Couple celebrates 100 years and decades of adventures

Apr 14, 2025

MARION — For over 70 years, Ann and Will Wingate have traveled around the world, and this year the couple is embarking on a journey that Ann said they wouldn’t have made without each other: turning 100 years old.

“Together we’ve made it,” she said. “We’ve always enjoyed being together.”

Will and Ann met in Bremerhaven, Germany in 1952 while Will was serving in the Air Force and Ann was working with the Office of Strategic Services running the officer’s club.

“And the rest is history,” Ann said.

Born in New Jersey in May 1925, Will said when he was a kid he “always wanted to go to sea.”

“When I graduated from high school, Uncle Sam was looking for merchant seamen, and I was ready to go,” he said.

On July 2, 1943 he volunteered for service in the U.S. Maritime Service and on his third voyage he spent seven months aboard the SS Chief Charlot, which carried 7,000 tons of munitions, a deck cargo of lumber and three fighter aircrafts.

From early November 1944 to January 1945, Will and his crewmates laid anchor off Tacloban City, Philippines as a floating munitions warehouse to support the battle for the Philippines.

“We and other anchored ships were subject to round-the-clock attacks by Japanese fighter and kamikaze pilots,” he said. “Our U.S. Naval armed guard aided by many of our seamen tirelessly participated in the defense of our ship during each of these attacks.”

Will added that his ship was credited with downing a Japanese plane and was awarded the Merchant Marine Combat Bar, the Pacific War Zone and the Philippine Liberation Ribbon with one star from the War Shipping Administration.

Born in November 1925, Ann graduated from the University of Iowa with a degree in political science and has traveled worldwide, including a trip to China in 1983 shortly after the country opened up to visitors as part of its Open Door Policy.

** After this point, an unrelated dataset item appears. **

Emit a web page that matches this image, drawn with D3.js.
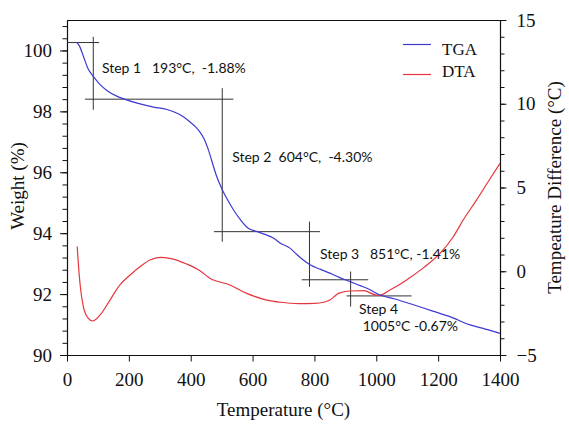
<!DOCTYPE html>
<html><head><meta charset="utf-8">
<script src="https://cdn.jsdelivr.net/npm/d3@7"></script>
<style>
body{margin:0;background:#fff;}
svg{display:block;}
.serif{font-family:"Liberation Serif","Times New Roman",serif;fill:#111;}
.ann{font-family:Lato,"Noto Sans",sans-serif;font-size:14px;fill:#111;white-space:pre;}
</style></head>
<body>
<svg id="c" width="569" height="432"></svg>
<script>
// ---- data ----
const tgaTemp   = [31,40,53,69,85,107,130,161,181,230,280,323,375,398,415,430,443,455,468,484,502,520,538,560,586,613,640,667,690,721,743,764,786,820,850,880,915,950,980,1012,1060,1120,1180,1238,1303,1350,1400];
const tgaWeight = [100.27,100.15,99.81,99.38,99.15,98.88,98.68,98.5,98.42,98.26,98.14,98.06,97.83,97.65,97.5,97.32,97.1,96.8,96.38,95.86,95.43,95.08,94.77,94.45,94.16,94.06,93.96,93.84,93.67,93.51,93.3,93.12,92.96,92.81,92.69,92.55,92.41,92.27,92.14,91.97,91.84,91.65,91.45,91.26,90.99,90.86,90.71];
const dtaTemp   = [33,40,53,69,83,107,139,171,204,236,268,301,333,387,430,462,527,581,646,690,750,800,830,850,861,878,915,959,1001,1012,1044,1070,1098,1152,1206,1249,1281,1324,1360,1400];
const dtaDiff   = [1.47,-0.33,-2.12,-2.81,-2.97,-2.61,-1.72,-0.82,-0.22,0.27,0.67,0.83,0.77,0.43,0.03,-0.42,-0.82,-1.32,-1.72,-1.85,-1.93,-1.92,-1.85,-1.72,-1.56,-1.32,-1.18,-1.16,-1.42,-1.42,-1.12,-0.85,-0.52,0.2,1.07,2.06,3.06,4.25,5.3,6.44];

const xTicks  = [0,200,400,600,800,1000,1200,1400];
const yLTicks = [90,92,94,96,98,100];
const yRTicks = [-5,0,5,10,15];

// step annotation guide lines (temperature, weight)
const stepV = [ // vertical: T, W1, W2
  [85,100.45,98.05],[502,98.76,93.72],[784,94.38,92.24],[917,92.74,91.59]];
const stepH = [ // horizontal: W, T1, T2
  [100.26,0,104],[98.40,58,538],[94.05,475,818],[92.47,759,974],[91.94,904,1114]];
const stepLabels = [ // T, W, text
  [113,99.26,"Step 1   193°C,  -1.88%"],
  [534,96.34,"Step 2  604°C,  -4.30%"],
  [818,93.14,"Step 3   851°C, -1.41%"],
  [944,91.34,"Step 4"],
  [956,90.79,"1005°C -0.67%"]];
const legendNames = ["TGA","DTA"];

// ---- chart ----
const L=67,R=500,T=20,B=355;
const svg=d3.select("#c");
const x=d3.scaleLinear().domain([0,1400]).range([L,R]);
const yL=d3.scaleLinear().domain([90,101]).range([B,T]);
const yR=d3.scaleLinear().domain([-5,15]).range([B,T]);
const blue="#3d3ad2", red="#e8343c";

// frame top line
svg.append("line").attr("x1",L).attr("x2",R).attr("y1",T+0.5).attr("y2",T+0.5).attr("stroke","#111").attr("stroke-width",1.2);

function styleAxis(g){
  g.select(".domain").attr("stroke","#111").attr("stroke-width",1.2);
  g.selectAll(".tick line").attr("stroke","#111").attr("stroke-width",1);
  g.selectAll("text").attr("class","serif").style("font-size","19px").attr("fill","#111");
}
// minor ticks
svg.append("g").attr("transform",`translate(${L},0)`)
  .call(d3.axisLeft(yL).tickValues(d3.range(0,28).map(i=>90+i*0.4)).tickSize(4.5).tickFormat(""))
  .call(g=>{g.select(".domain").remove();g.selectAll("line").attr("stroke","#111");});
svg.append("g").attr("transform",`translate(${R},0)`)
  .call(d3.axisRight(yR).tickValues(d3.range(-5,16,1)).tickSize(4.5).tickFormat(""))
  .call(g=>{g.select(".domain").remove();g.selectAll("line").attr("stroke","#111");});

svg.append("g").attr("transform",`translate(0,${B})`)
  .call(d3.axisBottom(x).tickValues(xTicks).tickFormat(d3.format("d")).tickSize(6.5).tickPadding(11).tickSizeOuter(0)).call(styleAxis);
svg.append("g").attr("transform",`translate(${L},0)`)
  .call(d3.axisLeft(yL).tickValues(yLTicks).tickFormat(d3.format("d")).tickSize(7).tickPadding(8).tickSizeOuter(0)).call(styleAxis);
svg.append("g").attr("transform",`translate(${R},0)`)
  .call(d3.axisRight(yR).tickValues(yRTicks).tickFormat(d3.format("d")).tickSize(6.5).tickPadding(10).tickSizeOuter(0)).call(styleAxis);

// annotation guides
svg.append("g").selectAll("line.v").data(stepV).join("line")
  .attr("x1",d=>x(d[0])).attr("x2",d=>x(d[0])).attr("y1",d=>yL(d[1])).attr("y2",d=>yL(d[2]))
  .attr("stroke","#333").attr("stroke-width",1);
svg.append("g").selectAll("line.h").data(stepH).join("line")
  .attr("x1",d=>x(d[1])).attr("x2",d=>x(d[2])).attr("y1",d=>yL(d[0])).attr("y2",d=>yL(d[0]))
  .attr("stroke","#333").attr("stroke-width",1);

// curves
const tga=tgaTemp.map((t,i)=>[t,tgaWeight[i]]);
const dta=dtaTemp.map((t,i)=>[t,dtaDiff[i]]);
svg.append("path").datum(dta).attr("fill","none").attr("stroke",red).attr("stroke-width",1.2)
  .attr("d",d3.line().x(d=>x(d[0])).y(d=>yR(d[1])).curve(d3.curveMonotoneX));
svg.append("path").datum(tga).attr("fill","none").attr("stroke",blue).attr("stroke-width",1.2)
  .attr("d",d3.line().x(d=>x(d[0])).y(d=>yL(d[1])).curve(d3.curveMonotoneX));

// step labels
svg.append("g").selectAll("text").data(stepLabels).join("text").attr("class","ann")
  .attr("x",d=>x(d[0])).attr("y",d=>yL(d[1])).text(d=>d[2]);

// legend
const lg=svg.append("g");
[[legendNames[0],blue,44.5,55],[legendNames[1],red,74.5,77]].forEach(([n,c,ly,ty])=>{
  lg.append("line").attr("x1",403).attr("x2",431).attr("y1",ly).attr("y2",ly).attr("stroke",c).attr("stroke-width",1.2);
  lg.append("text").attr("class","serif").attr("x",442).attr("y",ty).style("font-size","17px").text(n);
});

// axis titles
svg.append("text").attr("class","serif").attr("x",(L+R)/2).attr("y",416).attr("text-anchor","middle")
  .style("font-size","19px").text("Temperature (°C)");
svg.append("text").attr("class","serif").attr("transform","translate(24,186) rotate(-90)").attr("text-anchor","middle")
  .style("font-size","19px").text("Weight (%)");
svg.append("text").attr("class","serif").attr("transform","translate(561,187.5) rotate(-90)").attr("text-anchor","middle")
  .style("font-size","19px").text("Tempeature Difference (°C)");
</script>
</body></html>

“It was the trip of a lifetime,” she said.

Because it was a transitional period for the country and because of the language barrier, Ann mostly stayed with her group, but one morning she adventured out on her own and met a group practicing Tai Chi.

“After a few minutes I smiled at them and a few smiled back, so I tried to do a little bit with them, but I wasn’t very good,” she said.

A few people came over to her when they were finished and while the language barrier was too large for them to talk, they smiled, shook hands and exchanged some of the belongings they had with them, Ann said.

“It was wonderful,” she said.

Ann, who also saw the Royal Palace, the Terracotta Army and walked The Great Wall, said, “I would go back to China if I could visit.”

Will proposed to Ann in 1954 in Bremerhaven, and when they got engaged someone painted them a large mural in the city, Carolyn said, adding that her mother still has it.

After getting married in Florida, the couple moved to New England and have lived across Massachusetts, including in Cape Cod and Mattapoisett.

When Will, a project manager in construction, saw that there was a building slump in 1978, he decided it was time to move again.

“He was like, ‘Well, we’re either going to move to Florida, Saudi Arabia or Arkansas,’ so we went to Florida,” Carolyn said.

Then 20 years ago, while others retired to Florida, the Wingates returned to the South Coast to live in Marion.

The couple celebrated their birthdays at the Marion Council on Aging on April 10 — the 100th day of the year — surrounded by several of their children, grandchildren, great grandchildren and friends.

Carolyn said that when the Marion Council on Aging reached out about throwing her parents a birthday party she “fully expected” her dad to call the idea ridiculous.

“But from the get go he was like, ‘Oh, yes, let’s go,’” she said.

Carolyn and her band, Best of Friends, provided the music, playing songs including “Tonight you belong to me” because it’s 99 years old, “Going to chapel” to honor her parents’ marriage and some Glenn Miller songs because both of her parents enjoy his music, Carolyn said.

She also sang a rendition of “On a bicycle built for two,” re-writing the lyrics to fit her parents’ bicycle adventures.

“Some of the things they’ve done I look at today and say, ‘Boy, I feel awfully insignificant compared to them,’” Andrew Wingate, who is one of their sons, said.

Together Ann and Will traveled to approximately 28 countries and said their favorite country to visit is Scotland.

According to Andrew, his dad still jokes about wanting to go back to Scotland.

“I suspect they’re going to be around for quite a while,” he said.